Unfortunately, your hands might be saying the wrong things.

According to a study published in the Leadership & Organization Development Journal: If you don’t use your hands when presenting, or if you use awkward hand movements, your audience will label you as cold and aloof.

On the contrary, if you use proper hand gestures, they will perceive you as engaging and charismatic.

Because hand gestures are so important to your success as a presenter, I came up with the following list called the 5 Talking With Your Hands Rules.

Note: Of course there are exceptions to all these commandments. The most notable exception is when you consciously violate these commandments to demonstrate a point.

Hand gestures warning: What you do and don’t do with your hands determine how you are perceived by your audience.

Talking With Your Hands Rule #1: Thou Shalt Not Leave Hands Idle:

Imagine watching a speaker for an hour just flapping his lips with no hand movement. That would be weird, if not plain freaky!

When you move your hands to explain what you are talking about, you will help your audience understand your points. A study by the University of Chicago showed that What a speaker does with her hands as she gestures facilitates understanding of audience members.
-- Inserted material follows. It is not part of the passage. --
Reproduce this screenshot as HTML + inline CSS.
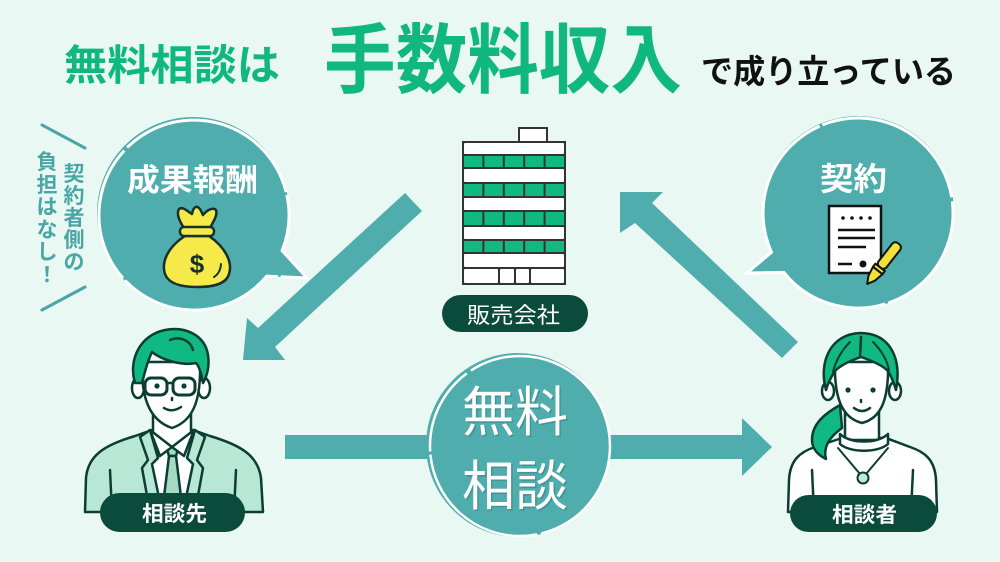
<!DOCTYPE html>
<html><head><meta charset="utf-8">
<style>
html,body{margin:0;padding:0;background:#eaf8f3;}
svg{display:block;}
text{font-family:"Liberation Sans","Noto Sans CJK JP",sans-serif;}
</style></head>
<body>
<svg width="1000" height="562" viewBox="0 0 1000 562" xmlns="http://www.w3.org/2000/svg">
<rect width="1000" height="562" fill="#eaf8f3"/>

<!-- Title -->
<text x="64" y="80" font-size="42" font-weight="700" fill="#10b880" textLength="216" lengthAdjust="spacingAndGlyphs">無料相談は</text>
<text x="324" y="87" font-size="76" font-weight="700" fill="#10b880" textLength="358" lengthAdjust="spacingAndGlyphs">手数料収入</text>
<text x="701" y="83" font-size="33" font-weight="700" fill="#111" textLength="255" lengthAdjust="spacingAndGlyphs">で成り立っている</text>

<!-- vertical side text -->
<g stroke="#4aa6a6" stroke-width="3" stroke-linecap="round">
<line x1="42" y1="125" x2="85" y2="148"/>
<line x1="42" y1="310" x2="85" y2="287"/>
</g>
<g font-size="21" font-weight="700" fill="#4aa6a6" text-anchor="middle">
<text x="74" y="181">契</text><text x="74" y="203">約</text><text x="74" y="225">者</text><text x="74" y="247">側</text><text x="74" y="269">の</text>
<text x="47" y="169">負</text><text x="47" y="192">担</text><text x="47" y="214">は</text><text x="47" y="237">な</text><text x="47" y="259">し</text><text x="47" y="282">！</text>
</g>

<!-- Left bubble -->
<circle cx="193" cy="213" r="96" fill="#50adad"/>
<path d="M266.8,276.1 A95,95 0 1,1 282.1,250.6 L307,278 Z" fill="#50adad" stroke="#ffffff" stroke-width="3" stroke-linejoin="miter" stroke-dasharray="160 3 140 4 200 3 120 3"/>
<text x="127" y="191" font-size="31" font-weight="700" fill="#fff" textLength="131" lengthAdjust="spacingAndGlyphs">成果報酬</text>
<!-- money bag -->
<g stroke="#17302a" stroke-width="2.5" stroke-linejoin="round" fill="#f6ea4a">
<path d="M184,228 C180,222 176,214 179,209 C183,206 188,212 192,214 C193,208 196,205 199,208 C202,211 202,214 203,215 C207,210 213,207 216,210 C218,215 213,222 210,228 Z"/>
<path d="M185,236 C168,247 161,262 165,274 C169,285 184,287 197,287 C211,287 226,285 229,274 C233,262 225,247 209,236 Z"/>
<rect x="180" y="227" width="34" height="9" rx="4"/>
</g>
<path d="M214,277 C219,274 221,268 221,264" stroke="#17302a" stroke-width="2" fill="none" stroke-linecap="round"/>
<text x="197" y="273" font-size="26" font-weight="700" fill="#17302a" text-anchor="middle">$</text>

<!-- Right bubble -->
<circle cx="858" cy="212" r="96" fill="#50adad"/>
<path d="M771.5,252.2 A95,95 0 1,1 783.9,272.4 L747,273 Z" fill="#50adad" stroke="#ffffff" stroke-width="3" stroke-linejoin="miter" stroke-dasharray="150 3 170 4 130 3 200 3"/>
<text x="820" y="190" font-size="32" font-weight="700" fill="#fff" textLength="67" lengthAdjust="spacingAndGlyphs">契約</text>
<!-- document -->
<rect x="829" y="206" width="52" height="67" fill="#fff" stroke="#111" stroke-width="2.5"/>
<g fill="#111">
<circle cx="843" cy="218" r="1.8"/><circle cx="852" cy="218" r="1.8"/><circle cx="861" cy="218" r="1.8"/><circle cx="870" cy="218" r="1.8"/>
<circle cx="863" cy="264" r="3.5"/>
</g>
<g stroke="#111" stroke-width="2.5">
<line x1="838" y1="230" x2="875" y2="230"/>
<line x1="838" y1="238" x2="875" y2="238"/>
<line x1="838" y1="247" x2="866" y2="247"/>
<line x1="838" y1="264" x2="852" y2="264"/>
</g>
<!-- pen -->
<g transform="translate(882,265) rotate(38)" stroke="#111" stroke-width="2" stroke-linejoin="round">
<rect x="-5" y="-27" width="10" height="30" rx="4" fill="#f1e23a"/>
<rect x="-6" y="3" width="12" height="4" fill="#f1e23a"/>
<path d="M-6,7 L6,7 L4,17 L0,24 L-4,17 Z" fill="#f1e23a"/>
</g>

<!-- Diagonal arrows -->
<polygon points="405,193 422,211 275,347 285,360 243,360 247,318 258,328" fill="#50adad"/>
<polygon points="620,192 663,192 652,203 798,342 782,358 635,223 620,233" fill="#50adad"/>

<!-- Building -->
<rect x="519" y="128" width="28" height="14" fill="#fff" stroke="#333" stroke-width="2"/>
<rect x="462" y="141" width="104" height="144" fill="#333"/>
<g fill="#fff">
<rect x="464" y="143" width="100" height="11" rx="1"/>
<rect x="464" y="169" width="100" height="13" rx="1"/>
<rect x="464" y="198" width="100" height="12" rx="1"/>
<rect x="464" y="227" width="100" height="12" rx="1"/>
<rect x="464" y="254" width="100" height="13" rx="1"/>
<rect x="464" y="269" width="34" height="14" rx="1"/>
<rect x="500" y="269" width="14" height="14" rx="1"/>
<rect x="516" y="269" width="13" height="14" rx="1"/>
<rect x="531" y="269" width="33" height="14" rx="1"/>
</g>
<g fill="#10b981">
<rect x="464" y="156" width="18.4" height="11"/><rect x="484.4" y="156" width="18.4" height="11"/><rect x="504.8" y="156" width="18.4" height="11"/><rect x="525.2" y="156" width="18.4" height="11"/><rect x="545.6" y="156" width="18.4" height="11"/>
<rect x="464" y="184" width="18.4" height="12"/><rect x="484.4" y="184" width="18.4" height="12"/><rect x="504.8" y="184" width="18.4" height="12"/><rect x="525.2" y="184" width="18.4" height="12"/><rect x="545.6" y="184" width="18.4" height="12"/>
<rect x="464" y="212" width="18.4" height="13"/><rect x="484.4" y="212" width="18.4" height="13"/><rect x="504.8" y="212" width="18.4" height="13"/><rect x="525.2" y="212" width="18.4" height="13"/><rect x="545.6" y="212" width="18.4" height="13"/>
<rect x="464" y="241" width="18.4" height="11"/><rect x="484.4" y="241" width="18.4" height="11"/><rect x="504.8" y="241" width="18.4" height="11"/><rect x="525.2" y="241" width="18.4" height="11"/><rect x="545.6" y="241" width="18.4" height="11"/>
</g>
<rect x="442" y="295" width="146" height="37" rx="18.5" fill="#0b4b3c"/>
<text x="467" y="323" font-size="22" fill="#fff" textLength="93" lengthAdjust="spacingAndGlyphs">販売会社</text>

<!-- Horizontal arrow -->
<rect x="285" y="435" width="150" height="24" fill="#50adad"/>
<rect x="600" y="435" width="143" height="24" fill="#50adad"/>
<polygon points="742,418 772,447 742,476" fill="#50adad"/>

<!-- Center circle -->
<circle cx="518" cy="445" r="92" fill="#50adad"/>
<circle cx="520" cy="446" r="90" fill="none" stroke="#fff" stroke-width="2.5" stroke-dasharray="120 4 150 3 90 5 200 3"/>
<g font-size="54">
<text x="463.5" y="432.5" fill="#3a8585" opacity="0.6" textLength="106" lengthAdjust="spacingAndGlyphs">無料</text>
<text x="463.5" y="506.5" fill="#3a8585" opacity="0.6" textLength="106" lengthAdjust="spacingAndGlyphs">相談</text>
<text x="462" y="431" fill="#fff" textLength="106" lengthAdjust="spacingAndGlyphs">無料</text>
<text x="462" y="505" fill="#fff" textLength="106" lengthAdjust="spacingAndGlyphs">相談</text>
</g>

<!-- Left person (man) -->
<g stroke="#0b3d32" stroke-width="2.5" stroke-linejoin="round" stroke-linecap="round">
<path d="M85,512 L86,478 C88,455 105,445 135,436 L152,430 L193,430 L210,436 C240,445 258,455 261,478 L263,512 Z" fill="#b8e8d5"/>
<polygon points="148,432 197,432 188,512 157,512" fill="#fff"/>
<path d="M166,446 L179,446 L176,456 L169,456 Z" fill="#a5d9c4"/>
<path d="M169,456 L176,456 L182,505 L172,512 L163,505 Z" fill="#a5d9c4"/>
<path d="M140,437 L150,430 L158,458 L152,464 L162,512 L150,512 L142,468 L148,460 Z" fill="#b8e8d5"/>
<path d="M205,437 L195,430 L187,458 L193,464 L183,512 L195,512 L203,468 L197,460 Z" fill="#b8e8d5"/>
<path d="M153,410 L153,436 L172,447 L191,436 L191,410 Z" fill="#fff"/>
<path d="M150,430 L172,447 L160,456 Z" fill="#fff"/>
<path d="M194,430 L172,447 L184,456 Z" fill="#fff"/>
<line x1="110" y1="470" x2="112" y2="512"/>
<line x1="236" y1="470" x2="234" y2="512"/>
<ellipse cx="138" cy="388" rx="6" ry="10" fill="#fff"/>
<ellipse cx="204" cy="388" rx="6" ry="10" fill="#fff"/>
<path d="M142,362 C141,395 148,420 172,428 C196,420 201,395 200,362 Z" fill="#fff"/>
<path d="M135,383 C128,360 140,335 165,330 C185,326 205,335 208,355 C210,368 206,378 203,383 C201,372 199,366 196,363 C182,366 162,360 152,352 C147,362 145,372 142,383 Z" fill="#10b981"/>
<path d="M170,340 C180,336 190,340 193,350" fill="none"/>
<rect x="145" y="378" width="22" height="17" rx="6" fill="none" stroke-width="3"/>
<rect x="173" y="378" width="22" height="17" rx="6" fill="none" stroke-width="3"/>
<line x1="167" y1="383" x2="173" y2="383"/>
<path d="M164,408 Q172,413 181,407" fill="none"/>
<line x1="172" y1="398" x2="172" y2="400"/>
</g>
<circle cx="157" cy="386" r="2.6" fill="#0b3d32"/>
<circle cx="184" cy="386" r="2.6" fill="#0b3d32"/>
<rect x="100" y="493" width="145" height="39" rx="19.5" fill="#0b4b3c"/>
<text x="142" y="521" font-size="21" font-weight="700" fill="#fff" textLength="65" lengthAdjust="spacingAndGlyphs">相談先</text>

<!-- Right person (woman) -->
<g stroke="#0b3d32" stroke-width="2.5" stroke-linejoin="round" stroke-linecap="round">
<path d="M788,512 L789,480 C790,460 800,452 815,447 L842,438 L886,438 L910,447 C925,452 935,460 936,480 L937,512 Z" fill="#fff"/>
<line x1="812" y1="470" x2="814" y2="512"/>
<line x1="913" y1="470" x2="911" y2="512"/>
<path d="M845,410 L845,440 L879,440 L879,410 Z" fill="#fff"/>
<path d="M840,434 C850,444 878,444 888,434 L888,444 C878,453 850,453 840,444 Z" fill="#fff"/>
<path d="M838,448 L860,474" fill="none" stroke-width="2"/>
<path d="M888,448 L866,474" fill="none" stroke-width="2"/>
<circle cx="863" cy="478" r="5.5" fill="#bfe9d8" stroke-width="2"/>
<path d="M840,405 C826,413 812,423 812,440 C812,450 820,456 826,459 C823,448 828,438 842,428 Z" fill="#10b981"/>
<ellipse cx="828" cy="391" rx="6" ry="9" fill="#fff"/>
<ellipse cx="895" cy="391" rx="6" ry="9" fill="#fff"/>
<path d="M835,362 C834,398 842,418 862,423 C882,418 889,398 888,362 Z" fill="#fff"/>
<path d="M826,390 C818,360 832,334 860,333 C890,333 902,358 896,390 C893,380 890,374 887,370 C880,364 870,360 861,357 C852,360 842,364 835,371 C831,377 828,383 826,390 Z" fill="#10b981"/>
<path d="M861,337 L860,357" fill="none"/>
<path d="M850,342 C842,350 836,360 833,372" fill="none" stroke-width="2"/>
<path d="M873,342 C881,350 887,360 889,370" fill="none" stroke-width="2"/>
<path d="M854,408 Q862,414 870,408" fill="none"/>
<line x1="861" y1="400" x2="861" y2="402"/>
</g>
<circle cx="848" cy="390" r="2.6" fill="#0b3d32"/>
<circle cx="873" cy="390" r="2.6" fill="#0b3d32"/>
<rect x="790" y="495" width="147" height="37" rx="18.5" fill="#0b4b3c"/>
<text x="832" y="522" font-size="21" font-weight="700" fill="#fff" textLength="65" lengthAdjust="spacingAndGlyphs">相談者</text>
</svg>
</body></html>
If you don’t use your hands, your audience will judge you as a less charismatic leader, and they will not understand as much of your presentation.

So make sure you use your hands when you speak. Get comfortable using your hands to drive home each point you make to your audience.

Talking With Your Hands Rule #2: Thou Shalt Not Put “Both” Hands in Pockets with “thumbs out:”


Notice that I said no to both hands. Because in some cases putting one hand in a pocket looks great and will invoke a sense of confidence.

A client of mine once complained that he is not closing sales because he is intimidating customers during sales presentations. After seeing him present, I agreed. I advised him to put only one hand in his pocket while presenting.

That had an enormous impact on him: that simple move made him look more approachable and more confident. He started getting more interaction with his customers during presentations and more sales.

The one hand in pocket approach might not work for everyone. Only use this if you have an intimidating presence. Otherwise, just keep both hands out of pockets and talk with your hands.

You may place one hand in your pocket because that can demonstrate that you are relaxed and comfortable while still having authority. However, both hands in your front or back pocket will always indicate a lack of professionalism. So avoid putting both hands in your pockets at all times.

Talking With Your Hands Rule #3: Thou Shalt Not Cross Arms “All the Time.”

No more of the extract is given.